> RECORD EXTRACTS:
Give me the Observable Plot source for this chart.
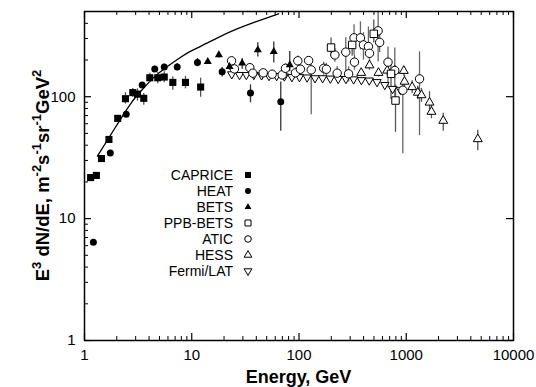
<!DOCTYPE html>
<html><head><meta charset="utf-8">
<script src="https://cdn.jsdelivr.net/npm/d3@7"></script>
<script src="https://cdn.jsdelivr.net/npm/@observablehq/plot@0.6"></script>
<style>
body{margin:0;background:#fff;}
#wrap{position:relative;width:536px;height:387px;}
</style></head><body><div id="wrap"></div>
<script>
// ---------- data (energy GeV, E^3 dN/dE) ----------
const capE  = [1.14,1.29,1.44,1.69,2.04,2.41,2.82,3.12,3.57,4.06,4.82,5.54,6.66,8.74,12.1];
const capF  = [21.7,22.6,31.1,44.6,66.4,96.3,108,105,97,143,143,145,131,131,120];
const capLo = [20.8,21.6,29.6,42.3,62.5,87,99,92,85,130,128,130,113,116,99];
const capHi = [22.6,23.6,32.6,47,70.3,108,117,116,106,156,158,160,146,147,142];

const heatE  = [1.21,1.74,2.45,3.45,4.52,5.54,7.32,11.3,19.2,35.3,67.6];
const heatF  = [6.4,34.6,71.7,125,169,175,175,191,160,107,91];
const heatLo = [6.1,33.3,68.5,119,160,165,163,176,145,89,52];
const heatHi = [6.7,35.9,75,131,178,185,187,206,174,125,132];

const betsE  = [14.1,17.9,22.5,29.5,41.3,58.2,82];
const betsF  = [194,220,176,188,242,234,182];
const betsLo = [185,208,165,168,212,189,160];
const betsHi = [203,232,188,206,277,281,235];

const ppbE  = [199,313,498,721,794];
const ppbF  = [253,266,328,154,93];
const ppbLo = [212,215,276,95,51];
const ppbHi = [303,320,426,190,125];

const aticE  = [23.5,25.0,34.8,37.1,46.4,56.2,69.7,74.8,92.7,97.5,103,123,130,170,180,216,227,273,290,326,329,374,399,444,454,547,565,676,782,929,1330];
const aticF  = [197,169,173,156,157,153,151,171,157,197,168,198,166,171,168,220,156,232,154,304,192,304,266,258,227,347,279,192,164,113,140];
const aticLo = [185,160,162,146,146,141,138,156,142,178,151,185,71,150,148,192,135,160,132,220,165,242,200,220,190,193,230,118,98,34,48];
const aticHi = [210,178,184,166,168,165,164,186,172,216,185,212,208,192,188,248,177,304,176,390,220,411,335,373,265,498,330,256,251,137,233];

const hessE  = [380,454,551,664,782,949,963,1135,1282,1387,1648,1718,2213,4645];
const hessF  = [157,181,157,164,164,163,133,120,108,103,89.6,75.3,63.5,44.9];
const hessLo = [150,165,145,150,150,148,118,106,95,90,70,66,52,36];
const hessHi = [165,197,170,178,178,178,150,135,122,117,110,85,73,53];

const fermiE = [23.6,27.9,32.3,37.9,44.8,52.5,61.9,73.0,85.9,101,119,141,166,196,232,274,323,382,452,534,631,746,882];
const fermiF = [153,151,151,151,150,148,148,147,145,145,144,142,142,141,140,140,139,137,136,132,125,116,114];

const curveE = [1.32,1.95,2.69,3.48,4.43,5.67,7.46,9.5,12.1,17.0,24.5,39.3,64.4];
const curveF = [32.5,56.4,87.5,115,144,172,204,233,259,301,350,411,479];

const xMajor = [1,10,100,1000,10000];
const yMajor = [1,10,100];
const legendNames = ["CAPRICE","HEAT","BETS","PPB-BETS","ATIC","HESS","Fermi/LAT"];

// ---------- build rows ----------
const rows = (E,F,lo,hi) => E.map((e,i)=>({E:e,F:F[i],lo:lo?lo[i]:null,hi:hi?hi[i]:null}));
const cap = rows(capE,capF,capLo,capHi);
const heat = rows(heatE,heatF,heatLo,heatHi);
const bets = rows(betsE,betsF,betsLo,betsHi);
const ppb = rows(ppbE,ppbF,ppbLo,ppbHi);
const atic = rows(aticE,aticF,aticLo,aticHi);
const hess = rows(hessE,hessF,hessLo,hessHi);
const fermi = rows(fermiE,fermiF);
const curve = rows(curveE,curveF);

const xDomain=[1,10000], yDomain=[1,500];
const xAll = d3.scaleLog().domain(xDomain).ticks();
const yAll = d3.scaleLog().domain(yDomain).ticks();
const xMinor = xAll.filter(v=>!xMajor.includes(v));
const yMinor = yAll.filter(v=>!yMajor.includes(v));

const W=536,H=387,mL=84,mR=23,mT=11,mB=47;
const fw=W-mL-mR, fh=H-mT-mB;
const font = "Liberation Sans, Arial, Helvetica, sans-serif";

const bar = (data, stroke) => Plot.ruleX(data.filter(d=>d.lo!=null), {x:"E", y1:"lo", y2:"hi", stroke, strokeWidth:1.3});
const chart = Plot.plot({
  width:W, height:H, marginLeft:mL, marginRight:mR, marginTop:mT, marginBottom:mB,
  style:{fontFamily:font, fontSize:"15px", color:"black", background:"white"},
  x:{type:"log", domain:xDomain},
  y:{type:"log", domain:yDomain},
  marks:[
    // ticks (inward)
    Plot.tickX(xMajor,{x:d=>d, insetTop:fh-7, stroke:"black", strokeWidth:1.2}),
    Plot.tickX(xMinor,{x:d=>d, insetTop:fh-4, stroke:"black"}),
    Plot.tickX(xMajor,{x:d=>d, insetBottom:fh-7, stroke:"black", strokeWidth:1.2}),
    Plot.tickX(xMinor,{x:d=>d, insetBottom:fh-4, stroke:"black"}),
    Plot.tickY(yMajor,{y:d=>d, insetRight:fw-7, stroke:"black", strokeWidth:1.2}),
    Plot.tickY(yMinor,{y:d=>d, insetRight:fw-4, stroke:"black"}),
    Plot.tickY(yMajor,{y:d=>d, insetLeft:fw-7, stroke:"black", strokeWidth:1.2}),
    Plot.axisX({ticks:xMajor, tickFormat:d=>String(d), tickSize:0, tickPadding:9, fontSize:15, label:null}),
    Plot.axisY({ticks:yMajor, tickFormat:d=>String(d), tickSize:0, tickPadding:9, fontSize:15, label:null}),
    // model curve
    Plot.line(curve,{x:"E", y:"F", stroke:"black", strokeWidth:1.3, curve:"natural"}),
    // error bars
    bar(cap,"#555"), bar(heat,"#333"), bar(bets,"#333"), bar(ppb,"#555"),
    bar(atic,"#666"), bar(hess,"#555"),
    // symbols
    Plot.dot(fermi,{x:"E", y:"F", symbol:"triangle", rotate:180, r:3.1, fill:"white", stroke:"black", strokeWidth:1}),
    Plot.dot(hess,{x:"E", y:"F", symbol:"triangle", r:3.3, fill:"white", stroke:"black", strokeWidth:1}),
    Plot.dot(atic,{x:"E", y:"F", symbol:"circle", r:4.2, fill:"white", stroke:"black", strokeWidth:1}),
    Plot.dot(ppb,{x:"E", y:"F", symbol:"square", r:4.2, fill:"white", stroke:"black", strokeWidth:1}),
    Plot.dot(bets,{x:"E", y:"F", symbol:"triangle", r:3, fill:"black", stroke:"none"}),
    Plot.dot(heat,{x:"E", y:"F", symbol:"circle", r:3.5, fill:"black", stroke:"none"}),
    Plot.dot(cap,{x:"E", y:"F", symbol:"square", r:4, fill:"black", stroke:"none"}),
    Plot.frame({stroke:"black", strokeWidth:1.5})
  ]
});
document.getElementById("wrap").appendChild(chart);

// ---------- titles & legend ----------
const svg = d3.select(chart);
svg.append("text").attr("x", mL+fw/2).attr("y", 383).attr("text-anchor","middle")
  .attr("font-family",font).attr("font-weight","bold").attr("font-size",18).attr("fill","black")
  .text("Energy, GeV");

const yt = svg.append("text").attr("transform",`translate(49,${mT+fh/2}) rotate(-90)`)
  .attr("text-anchor","middle").attr("font-family",font).attr("font-weight","bold")
  .attr("font-size",18.5).attr("fill","black");
const parts = [["E",0],["3",1],[" dN/dE, m",0],["-2",1],["s",0],["-1",1],["sr",0],["-1",1],["GeV",0],["2",1]];
let prevSup = 0;
for (const [s,sup] of parts) {
  const ts = yt.append("tspan").text(s);
  const dy = (sup - prevSup) * -8;
  if (dy) ts.attr("dy", dy);
  if (sup) ts.attr("font-size", 13);
  prevSup = sup;
}

const legSym = [
  {type:d3.symbolSquare, fill:"black", stroke:"none", size:36, rot:0},
  {type:d3.symbolCircle, fill:"black", stroke:"none", size:28, rot:0},
  {type:d3.symbolTriangle, fill:"black", stroke:"none", size:20, rot:0},
  {type:d3.symbolSquare, fill:"white", stroke:"black", size:36, rot:0},
  {type:d3.symbolCircle, fill:"white", stroke:"black", size:34, rot:0},
  {type:d3.symbolTriangle, fill:"white", stroke:"black", size:26, rot:0},
  {type:d3.symbolTriangle, fill:"white", stroke:"black", size:26, rot:180}
];
const leg = svg.append("g");
legendNames.forEach((name,i)=>{
  const y = 175 + i*16;
  leg.append("text").attr("x",233).attr("y",y).attr("dy","0.36em").attr("text-anchor","end")
    .attr("font-family",font).attr("font-size",14).attr("fill","black").text(name);
  const s = legSym[i];
  leg.append("path").attr("d", d3.symbol().type(s.type).size(s.size)())
    .attr("transform",`translate(248,${y}) rotate(${s.rot})`)
    .attr("fill",s.fill).attr("stroke",s.stroke).attr("stroke-width",1);
});
</script>
</body></html>
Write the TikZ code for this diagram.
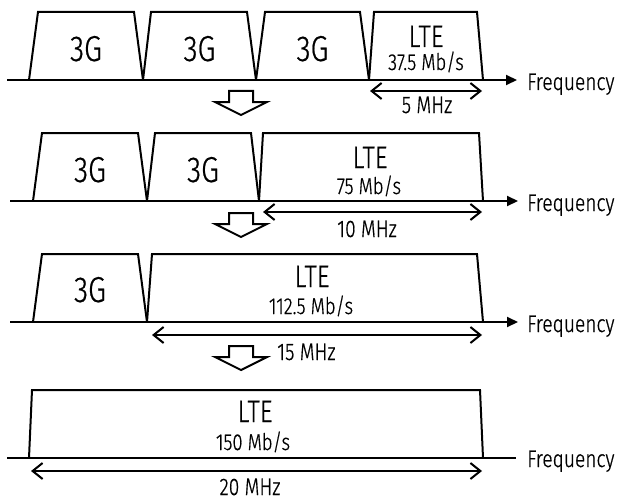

> GIVEN EXERCISE: Leave out any pictures and return exactly the lines from the beginning of the data through the line with "const ppbHi = [303,320,426,190,125];", inclusive.

> TASK RESPONSE:
Give me the Observable Plot source for this chart.
<!DOCTYPE html>
<html><head><meta charset="utf-8">
<script src="https://cdn.jsdelivr.net/npm/d3@7"></script>
<script src="https://cdn.jsdelivr.net/npm/@observablehq/plot@0.6"></script>
<style>
body{margin:0;background:#fff;}
#wrap{position:relative;width:536px;height:387px;}
</style></head><body><div id="wrap"></div>
<script>
// ---------- data (energy GeV, E^3 dN/dE) ----------
const capE  = [1.14,1.29,1.44,1.69,2.04,2.41,2.82,3.12,3.57,4.06,4.82,5.54,6.66,8.74,12.1];
const capF  = [21.7,22.6,31.1,44.6,66.4,96.3,108,105,97,143,143,145,131,131,120];
const capLo = [20.8,21.6,29.6,42.3,62.5,87,99,92,85,130,128,130,113,116,99];
const capHi = [22.6,23.6,32.6,47,70.3,108,117,116,106,156,158,160,146,147,142];

const heatE  = [1.21,1.74,2.45,3.45,4.52,5.54,7.32,11.3,19.2,35.3,67.6];
const heatF  = [6.4,34.6,71.7,125,169,175,175,191,160,107,91];
const heatLo = [6.1,33.3,68.5,119,160,165,163,176,145,89,52];
const heatHi = [6.7,35.9,75,131,178,185,187,206,174,125,132];

const betsE  = [14.1,17.9,22.5,29.5,41.3,58.2,82];
const betsF  = [194,220,176,188,242,234,182];
const betsLo = [185,208,165,168,212,189,160];
const betsHi = [203,232,188,206,277,281,235];

const ppbE  = [199,313,498,721,794];
const ppbF  = [253,266,328,154,93];
const ppbLo = [212,215,276,95,51];
const ppbHi = [303,320,426,190,125];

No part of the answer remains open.